Summary: | Sabodam merupakan bangunan pengendali aliran debris atau lahar yang dibangun melintang pada
alur sungai. Prinsip kerja Bangunan Sabo adalah mengendalikan sedimen dengan cara menahan,
menampung dan mengalirkan material / pasir yang terbawa oleh aliran dan meloloskan air ke hilir.

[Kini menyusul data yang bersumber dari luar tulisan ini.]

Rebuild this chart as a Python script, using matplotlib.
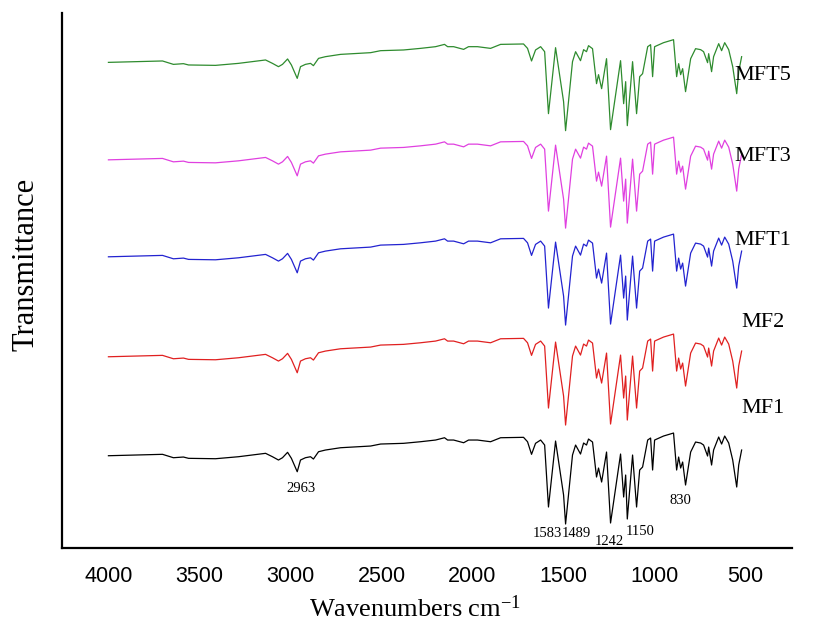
import numpy as np
import matplotlib
matplotlib.use("Agg")
import matplotlib.pyplot as plt

plt.rcParams["mathtext.fontset"] = "custom"
plt.rcParams["mathtext.rm"] = "Liberation Serif"
plt.rcParams["mathtext.it"] = "Liberation Serif:italic"

# ==== Dados ====
# numero de onda (cm-1) e transmitancia (unid. arbitrarias) da amostra MF1
numero_onda = [4000, 3703, 3643, 3588, 3560, 3412, 3286, 3137, 3099, 3066,
               3044, 3016, 2995, 2963, 2945, 2918, 2890, 2874, 2846, 2808,
               2725, 2560, 2505, 2379, 2286, 2203, 2154, 2137, 2104, 2049,
               2022, 1973, 1901, 1846, 1720, 1698, 1676, 1654, 1626, 1604,
               1583, 1544, 1500, 1489, 1451, 1434, 1407, 1390, 1374, 1363,
               1341, 1319, 1308, 1291, 1264, 1242, 1187, 1170, 1159, 1150,
               1121, 1099, 1082, 1066, 1038, 1022, 1011, 1000, 951, 896,
               879, 868, 857, 846, 830, 802, 775, 747, 731, 709,
               703, 687, 676, 648, 632, 615, 593, 571, 549, 538, 522]
transm_mf1 = [92.3, 93.7, 90.3, 91.0, 89.7, 89.3, 91.3, 94.7, 91.3, 88.0,
              90.3, 95.7, 89.7, 76.3, 88.0, 90.3, 91.3, 89.0, 96.3, 98.0,
              100.3, 102.0, 104.0, 104.7, 106.3, 108.0, 110.3, 108.0, 108.0, 105.3,
              108.0, 108.0, 106.3, 110.3, 110.7, 106.3, 93.7, 104.7, 108.0, 103.0,
              41.0, 107.0, 53.0, 24.0, 93.0, 103.0, 94.0, 105.0, 103.0, 109.0,
              106.0, 71.0, 80.0, 66.0, 96.0, 25.0, 94.0, 51.0, 73.0, 29.0,
              93.0, 41.0, 78.0, 81.0, 108.0, 110.0, 78.0, 108.0, 112.0, 115.0,
              78.0, 91.0, 80.0, 86.0, 63.0, 96.0, 106.0, 105.0, 103.0, 92.0,
              101.0, 83.0, 98.0, 111.0, 104.0, 112.0, 105.0, 88.0, 61.0, 83.0, 98.0]

amostras = ["MF1", "MF2", "MFT1", "MFT3", "MFT5"]
deslocamentos = [0, 99, 199, 296, 393.5]
cores = ["black", "#e02020", "#2323d0", "#e040e0", "#2e8b2e"]
pos_rotulo = [140, 226, 308, 392, 473]

picos = ["2963", "1583", "1489", "1242", "1150", "830"]
pos_picos = [(2945, 60), (1590, 14), (1430, 14), (1250, 6), (1080, 16), (860, 48)]

# ==== Gráfico ====
fig = plt.figure(figsize=(8.29, 6.28), dpi=100)
ax = fig.add_axes([0.0748, 0.1274, 0.8802, 0.8516])

for nome, d, cor, yr in zip(amostras, deslocamentos, cores, pos_rotulo):
    ax.plot(numero_onda, np.array(transm_mf1) + d, color=cor, lw=0.9)
    ax.text(405, yr, nome, ha="center", va="center", fontsize=16,
            family="Liberation Serif")

for txt, (x, y) in zip(picos, pos_picos):
    ax.text(x, y, txt, ha="center", va="center", fontsize=10.5,
            family="Liberation Serif")

ax.set_xlim(4255, 247)
ax.set_ylim(0, 535)
ax.set_xticks([4000, 3500, 3000, 2500, 2000, 1500, 1000, 500])
ax.set_yticks([])
ax.tick_params(axis="x", length=0, pad=13, labelsize=15.5)
for lbl in ax.get_xticklabels():
    lbl.set_family("Liberation Sans")
for s in ["top", "right"]:
    ax.spines[s].set_visible(False)
for s in ["left", "bottom"]:
    ax.spines[s].set_linewidth(1.6)

ax.set_xlabel("Wavenumbers cm$^{-1}$", fontsize=19, family="Liberation Serif")
ax.xaxis.set_label_coords(0.484, -0.088)
ax.set_ylabel("Transmittance", fontsize=22, family="Liberation Serif")
ax.yaxis.set_label_coords(-0.030, 0.53)

fig.savefig("out.png", dpi=100)
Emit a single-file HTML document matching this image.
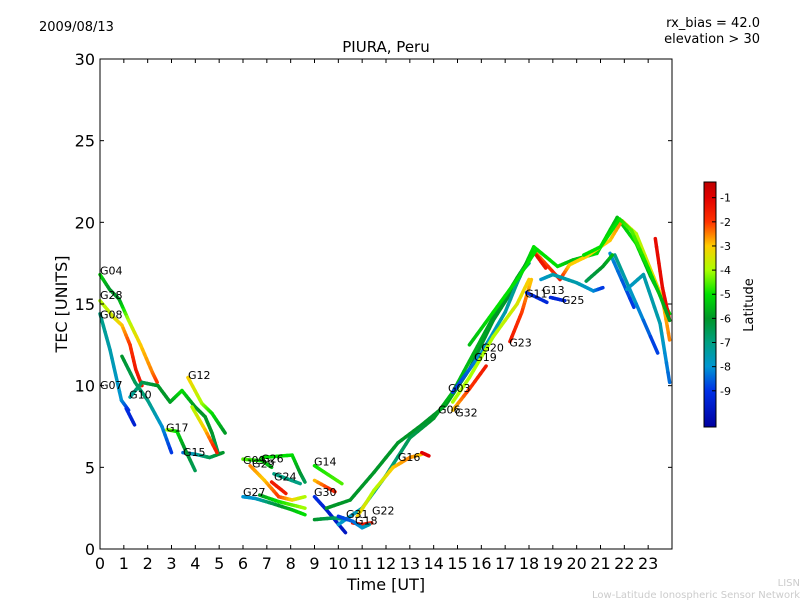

Selama masa kejadian banjir lahar pasca erupsi Merapi tahun 2010, sebanyak 77 unit sabodam yang
ada di sungai – sungai lahar Merapi mengalami kerusakan atau bahkan hanyut terbawa aliran lahar
(Balai Besar Wilayah Sungai Serayu – Opak, 2011). Sebagian besar dugaan penyebab keruntuhan
sabodam mengarah pada pondasinya yang memiliki konsep pondasi mengambang yaitu dibangun di
dasar sungai tanpa pondasi yang mengikat ke dalam lapisan tanah keras dengan asumsi bahwa
material dasar sungai daerah vulkanik yang didominasi pasir memiliki stabilitas dan daya dukung
yang cukup baik sehingga cukup mampu mengikat bangunan untuk tetap pada posisi semula (tidak
mengguling ataupun bergeser).
Oleh sebab itu, perlu dilakukan kajian (berupa struktur bangunan dan geologi) lebih lanjut terkait
konsep pondasi mengambang untuk memahami kelemahan dalam implementasinya, mekanisme
kegagalan serta penyesuaian lebih lanjut untuk perbaikan pengelolaan, dengan mengambil daerah
Gunungapi Merapi sebagai lokasi studi kasus.
Hasil kajian menunjukkan kerusakan sabodam pondasi mengambang dominan disebabkan oleh local
scouring, maka untuk mengurangi kedalaman lokal scouring yang mengakibatkan terjadinya
kegagalan bangunan sabodam dalam implementasinya sabodam dibangun secara seri dengan jarak
efisien antar sabodam dan pondasi yang lebih dalam. Berdasarkan investigasi lapangan, diketahui
bahwa proses geologi daerah penelitian menunjukkan kondisi yang mengindikasikan terjadinya
rembesan dan gerusan lokal yang mengurangi kekuatan struktur bangunan.